The presiding officer of the Society of the Cincinnati, as specified by the Institution, is the president general. George Washington was named the first president general of the Society at a meeting of the founding officers on June 19, 1783, and he was reelected to the office at each general meeting of the Society until his death in 1799. When Alexander Hamilton was elected to succeed Washington in 1800, Martha Washington sent him her husband's Diamond Eagle, which has subsequently been worn by every president general as the official badge of the office.

Seven original members of the Society served as president general in succession until 1847, when the last Revolutionary War veteran to hold the office, William Popham, died. The same year, Henry Alexander Scammell Dearborn, son of Gen. Henry Dearborn, became the first hereditary member to be elected to the position. By tradition, the early presidents general held the office for life; Hamilton Fish was the Society’s longest-serving president general with a tenure of thirty-nine years. Since 1950, each president general has been elected for no more than one three-year term.

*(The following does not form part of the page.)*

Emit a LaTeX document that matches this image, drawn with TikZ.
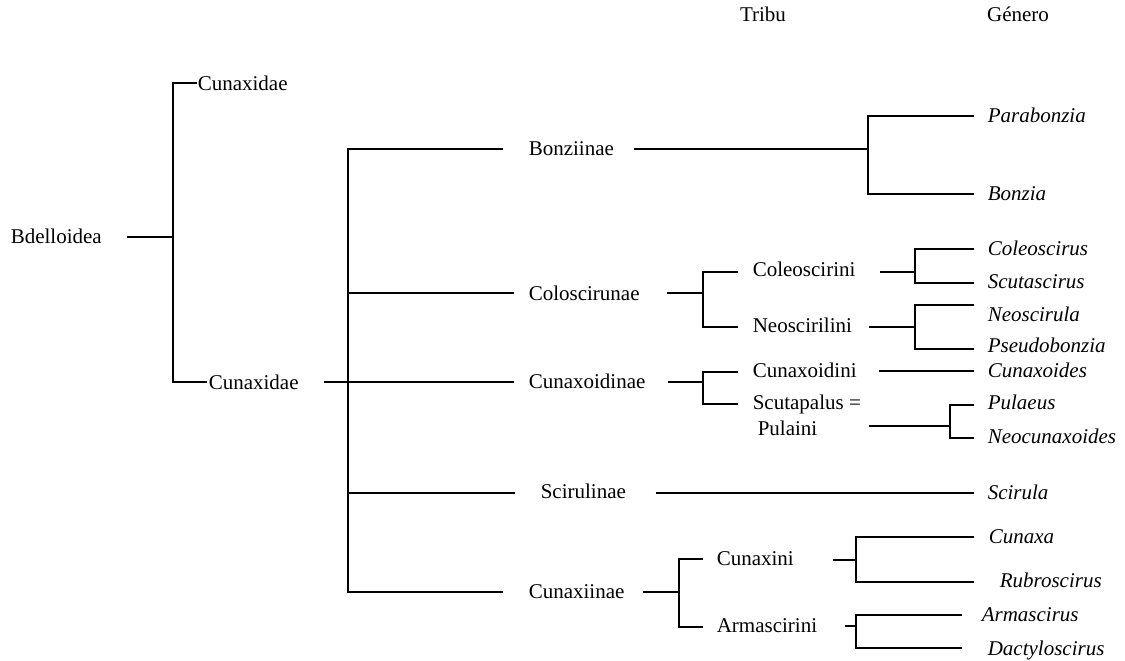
\documentclass[tikz,border=0pt]{standalone}
\usepackage{fontspec}
\setmainfont{Liberation Serif}
\begin{document}
\begin{tikzpicture}[x=1pt,y=-1pt, line width=1.6pt,
  lbl/.style={anchor=west, inner sep=0pt, text height=14pt, text depth=0pt, font=\fontsize{21}{25}\selectfont},
  gen/.style={lbl, font=\fontsize{21}{25}\selectfont\itshape}]
\useasboundingbox (0,0) rectangle (1125,661);
% header
\node[lbl, anchor=center] (tribu) at (763,15) {Tribu};
\node[lbl, anchor=center] (genero) at (1018,15) {Género};
% left part
\node[lbl] (bdel) at (10,236) {Bdelloidea};
\coordinate (j0) at (173,237);
\node[lbl] (cunA) at (197,83) {Cunaxidae};
\node[lbl] (cunB) at (208,382) {Cunaxidae};
\draw ([xshift=24pt,yshift=-1pt]bdel.east) -- (j0);
\draw (cunA.west) -- (j0 |- cunA.west) -- (j0 |- cunB.west) -- ([xshift=-1pt]cunB.west);
\coordinate (j1) at (348,382);
\draw ([xshift=25pt]cunB.east) -- (j1);
% subfamilies
\node[lbl] (bon) at (528,148) {Bonziinae};
\node[lbl] (col) at (528,293) {Coloscirunae};
\node[lbl] (cxd) at (528,381) {Cunaxoidinae};
\node[lbl] (sci) at (540,491) {Scirulinae};
\node[lbl] (cxi) at (528,591) {Cunaxiinae};
\coordinate (tt) at (348,149);
\coordinate (tb) at (348,592);
\coordinate (ts) at (348,493);
\draw ([xshift=-25pt,yshift=-1pt]bon.west) -- (tt) -- (tb) -- ([xshift=-25pt,yshift=-1pt]cxi.west);
\draw (j1 |- col.west) -- ([xshift=-14pt]col.west);
\draw (j1) -- ([xshift=-14pt,yshift=-1pt]cxd.west);
\draw (ts) -- ([xshift=-25pt,yshift=-2pt]sci.west);
% Bonziinae
\coordinate (jb) at (868,149);
\node[gen] (parab) at (987,115) {Parabonzia};
\node[gen] (bonz) at (987,193) {Bonzia};
\draw ([xshift=19pt,yshift=-1pt]bon.east) -- (jb);
\draw ([xshift=-13pt,yshift=-1pt]parab.west) -| (jb) |- ([xshift=-13pt,yshift=-1pt]bonz.west);
% Coloscirunae
\coordinate (jc) at (703,293);
\draw ([xshift=27pt]col.east) -- (jc);
\node[lbl] (coleo) at (752,269) {Coleoscirini};
\node[lbl] (neo) at (752,325) {Neoscirilini};
\draw ([xshift=-14pt,yshift=-3pt]coleo.west) -| (jc) |- ([xshift=-14pt,yshift=-2pt]neo.west);
\coordinate (jcc) at (915,272);
\draw ([xshift=24pt,yshift=-3pt]coleo.east) -- (jcc);
\node[gen] (coleos) at (987,248) {Coleoscirus};
\node[gen] (scutas) at (987,281) {Scutascirus};
\draw ([xshift=-13pt,yshift=-1pt]coleos.west) -| (jcc) |- ([xshift=-13pt,yshift=-2pt]scutas.west);
\coordinate (jn) at (915,327);
\draw ([xshift=16pt,yshift=-2pt]neo.east) -- (jn);
\node[gen] (neos) at (987,314) {Neoscirula};
\node[gen] (pseudo) at (987,345) {Pseudobonzia};
\draw ([xshift=-13pt,yshift=9pt]neos.west) -| (jn) |- ([xshift=-13pt,yshift=-4pt]pseudo.west);
% Cunaxoidinae
\coordinate (jx) at (703,382);
\draw ([xshift=22pt,yshift=-1pt]cxd.east) -- (jx);
\node[lbl] (cxdini) at (752,370) {Cunaxoidini};
\node[lbl] (scut) at (752,402) {Scutapalus =};
\node[lbl] (pula) at (757,428) {Pulaini};
\draw ([xshift=-14pt,yshift=-2pt]cxdini.west) -| (jx) |- ([xshift=-14pt,yshift=-2pt]scut.west);
\node[gen] (cunoides) at (987,370) {Cunaxoides};
\draw ([xshift=22pt,yshift=-1pt]cxdini.east) -- ([xshift=-13pt,yshift=-1pt]cunoides.west);
\coordinate (jp) at (950,426);
\draw ([xshift=51pt,yshift=2pt]pula.east) -- (jp);
\node[gen] (pulaeus) at (987,402) {Pulaeus};
\node[gen] (neocun) at (987,436) {Neocunaxoides};
\draw ([xshift=-13pt,yshift=-3pt]pulaeus.west) -| (jp) |- ([xshift=-13pt,yshift=-2pt]neocun.west);
% Scirulinae
\node[gen] (scirula) at (987,492) {Scirula};
\draw ([xshift=29pt,yshift=-2pt]sci.east) -- ([xshift=-13pt,yshift=-1pt]scirula.west);
% Cunaxiinae
\coordinate (ji) at (679,592);
\draw ([xshift=18pt,yshift=-1pt]cxi.east) -- (ji);
\node[lbl] (cxini) at (716,558) {Cunaxini};
\node[lbl] (arm) at (716,625) {Armascirini};
\draw ([xshift=-13pt,yshift=-1pt]cxini.west) -| (ji) |- ([xshift=-13pt,yshift=-2pt]arm.west);
\coordinate (jcx) at (856,560);
\draw ([xshift=38pt,yshift=-2pt]cxini.east) -- (jcx);
\node[gen] (cunaxa) at (988,536) {Cunaxa};
\node[gen] (rubro) at (999,580) {Rubroscirus};
\draw ([xshift=-14pt,yshift=-1pt]cunaxa.west) -| (jcx) |- ([xshift=-25pt,yshift=-2pt]rubro.west);
\coordinate (ja) at (856,626);
\draw ([xshift=27pt,yshift=-1pt]arm.east) -- (ja);
\node[gen] (armas) at (981,614) {Armascirus};
\node[gen] (dacty) at (987,648) {Dactyloscirus};
\draw ([xshift=-19pt,yshift=-1pt]armas.west) -| (ja) |- ([xshift=-25pt]dacty.west);
\end{tikzpicture}
\end{document}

Today, the president general is the senior general officer of the Society of the Cincinnati. He presides over its standing committee, board of directors, and executive committee; appoints officials; coordinates the management of the Society’s affairs with the executive director; and serves as the Society’s chief ceremonial official.

The Society has historically collected portraits of its presidents general, which in modern times have often been commissioned by the president’s constituent society. Most of them depict the Diamond Eagle, beginning with the 1840 portrait of Morgan Lewis, the first painting to include the president general’s insignia. These works of art link the Society’s founders to its modern leaders in a tradition of service to their “one Society of Friends.”